Too dark overall and the contrast between page and room strains the eyes. Too bright overall and the reading lamp loses its purpose. The sweet spot is a room that feels gently lit, with the reading area noticeably, but not harshly, brighter.
A low-wattage floor lamp or a dimmable wall sconce elsewhere in the room is often all you need to bring the background up to the right level.
Table Lamp vs. Floor Lamp: Which Works Better for Reading?
| Criteria | Table Lamp | Floor Lamp |
|---|---|---|
| Ideal height control | Depends on table height, less flexible | Adjustable arc models give full control |
| Over-the-shoulder angle | Achievable if table is positioned correctly | Naturally achieves the shoulder angle |
| Small spaces | Better, requires less floor footprint | Takes more floor space, less suited to tight corners |
| Glare risk | Higher if placed on a surface at eye level | Lower, light typically comes from above and behind |
| Aesthetic flexibility | Wide range of styles, suits most decors | Strong visual presence, suits open living rooms |
Neither is categorically better. A good arc floor lamp placed behind and to the side of your chair is often the most ergonomically correct reading light you can have at home. A table lamp works beautifully on a side table of the right height, with the right shade.

A Quick Checklist Before You Settle In to Read
Run through this before each session. It takes thirty seconds and makes a genuine difference.
- Lamp position: Is it behind or to the side of your shoulder, not in front of you?
- Shade height: Is the bulb hidden when you look straight ahead?
- Dominant hand: Is the lamp on the opposite side from your writing or page-turning hand?
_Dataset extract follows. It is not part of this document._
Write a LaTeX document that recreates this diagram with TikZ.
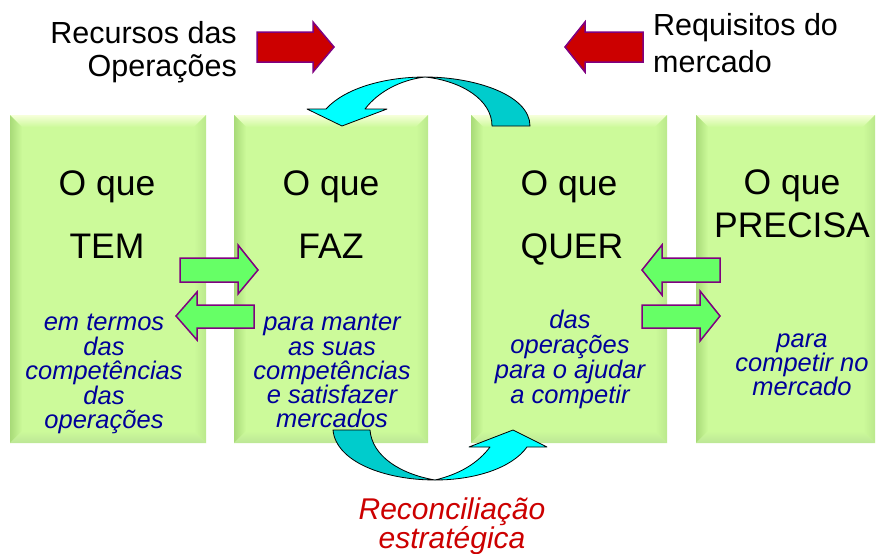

- Ambient light: Is there at least one other light source on in the room, even dimly?
- Angle check: Tilt the shade slightly forward if light is spilling toward your face.
- Page surface: If reading on a tablet or e-reader, reduce screen brightness to match the room, not the lamp.
Good lighting does not announce itself. When the position is right, you simply read longer, more comfortably, without ever thinking about the lamp. That is exactly what it should feel like: just enough, placed well, doing its job quietly.